Сцена похорон время от времени перебивается центростремительными вспышками хаоса, как бы напоминая читателю, что по эту сторону рая христианская история не утирает каждую слезу и не разжимает каждый стиснутый кулак. В своем безумном горе Снегирев пытается навести порядок в самом нарушающем порядок, совершенно противоречащем естественному ходу вещей событии, которое только можно себе представить: страданиях и смерти его собственного маленького ребенка. Его усилия были благородны — особенно его стойкий отказ утешиться алкоголем, — но его жажда порядка отнюдь не благодатна, поскольку сопровождалась отказом уступить место другим. Когда так же охваченная «жгучим горем» [Достоевский 1972–1990, 15: 191] «мамочка» просит белый цветок из руки Илюши, Снегирев отказывается, «жестокосердно» восклицая: «Его цветочки, а не твои. Всё его, ничего твоего!» [Достоевский 1972–1990, 15: 190]. Охваченный горем Снегирев был бы готов отдать своему умершему сыну все, но, отказываясь делиться с другими, особенно со своей женой и Илюшиной матерью, он напоминает ту попавшую в ад злую бабу, о которой рассказывала Грушенька: «…моя луковка, а не ваша!» [Достоевский 1972–1990, 14: 319]. Возможно, ему хотелось похоронить Илюшу у камня, где они прежде гуляли, но он, естественно, присутствует на традиционной погребальной службе. Во время отпевания он суетливо стремится к порядку — то поправляет покров и венчик, то долго возится, вставляя в подсвечник упавшую свечу. Он подпевает хору, пока хватает сил, затем падает на колени и упирается лбом в пол. Как и его дочь, он целует Илюшу «в уста» [Достоевский 1972–1990, 15: 192], затем с раскаянием вспоминает о «мамочке». Луковка не разрывается, и он, плача и увязая в снегу, бежит к ней, чтобы передать ей цветы, как она просила.
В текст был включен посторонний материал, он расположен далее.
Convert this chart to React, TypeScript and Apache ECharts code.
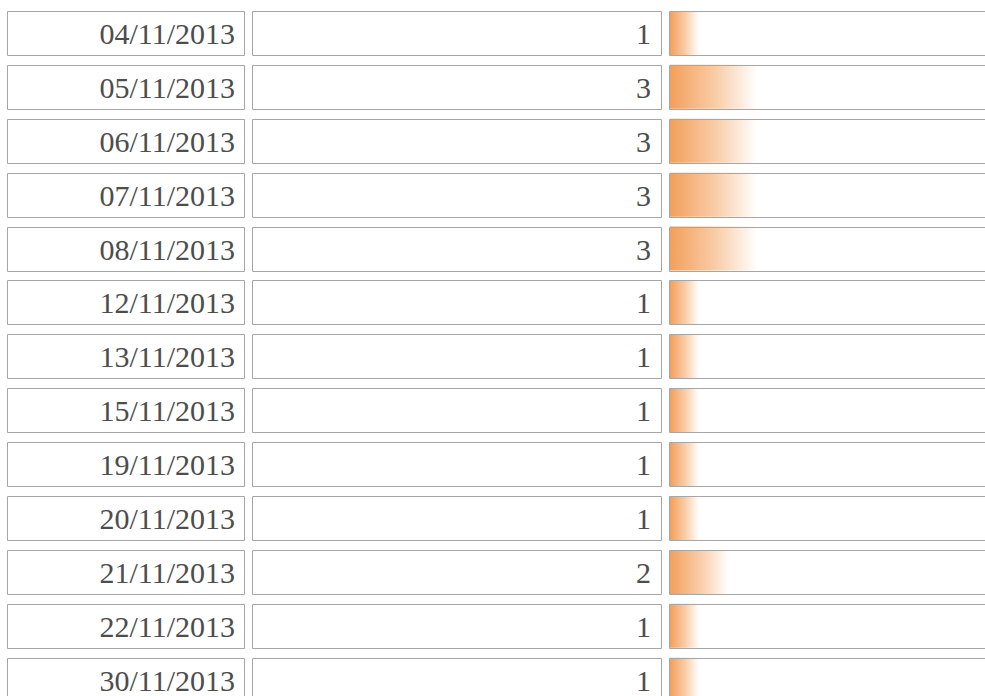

И вновь мы наблюдаем кенотическое движение нисхождения — падение на землю в смиренной скорби и раскаянии, которое предвосхищает восхождение в примирении и искуплении.
Достоевский постоянно напоминает нам об ограничениях, накладываемых временем, и призывает к «полному самоотвержению» [Достоевский 1972–1990, 14: 52]. Алеша опаздывает на вынос тела, поэтому мальчики и семья Илюши решают нести гроб «без него» [Достоевский 1972–1990, 15: 189][333]. 12 мальчиков «обрадовались», встретив его по дороге, но Коля, как всегда самоуверенный, хочет выделиться среди остальных: «„Как я рад, что вы пришли, Карамазов!“ — воскликнул он, протягивая Алеше руку» [Достоевский 1972–1990, 15: 189]. Это приветствие перекликается с тем, как шестью днями ранее его приветствовал Алеша, вписавший себя в общество других: «как мы вас все ждали» [Достоевский 1972–1990, 14: 479] (курсив мой. — П. К.). По разговору тет-а-тет Коли с Алешей перед отпеванием можно наблюдать медленное взросление Коли. Как обычно, он подает себя с налетом театральности, аффектированности, отдающей любовью мечтательной или тем, что Зизиулас называет «„страстью“ индивидуализма, разделенности ипостасей [личностей]» [Zizioulas 1993: 51]: «Я четыре ночи не спал от этой идеи [виновен Митя или нет]» [Достоевский 1972–1990, 15: 189]. Когда Алеша подтверждает невиновность Мити — чистый душой Смуров с самого начала знал, что это так — Коля с театральным пафосом заявляет: «О, если бы я мог хоть когда-нибудь принести себя в жертву за правду <…> умереть за всё человечество» [Достоевский 1972–1990, 15: 190]. Эти слова легко дополнить невысказанной мыслью Коли: «…как бы на сцене, и чтобы все глядели и хвалили» [Достоевский 1972–1990, 14: 54]. Коля утверждает, что его не волнует «позор», но после отпевания он быстро заставляет замолчать любого, кто осмеливается отвлечь внимание от него или вторгнуться в его частный диалог с Алешей, которому он признается в глубоком желании воскресить Илюшу, и рассудительно решает позже вернуться к Снегиревым [Достоевский 1972–1990, 15: 194]. Несмотря на явный прогресс, Коля все еще цепляется за свою «луковку», которая здесь принимает форму внимания боготворимого им Алеши.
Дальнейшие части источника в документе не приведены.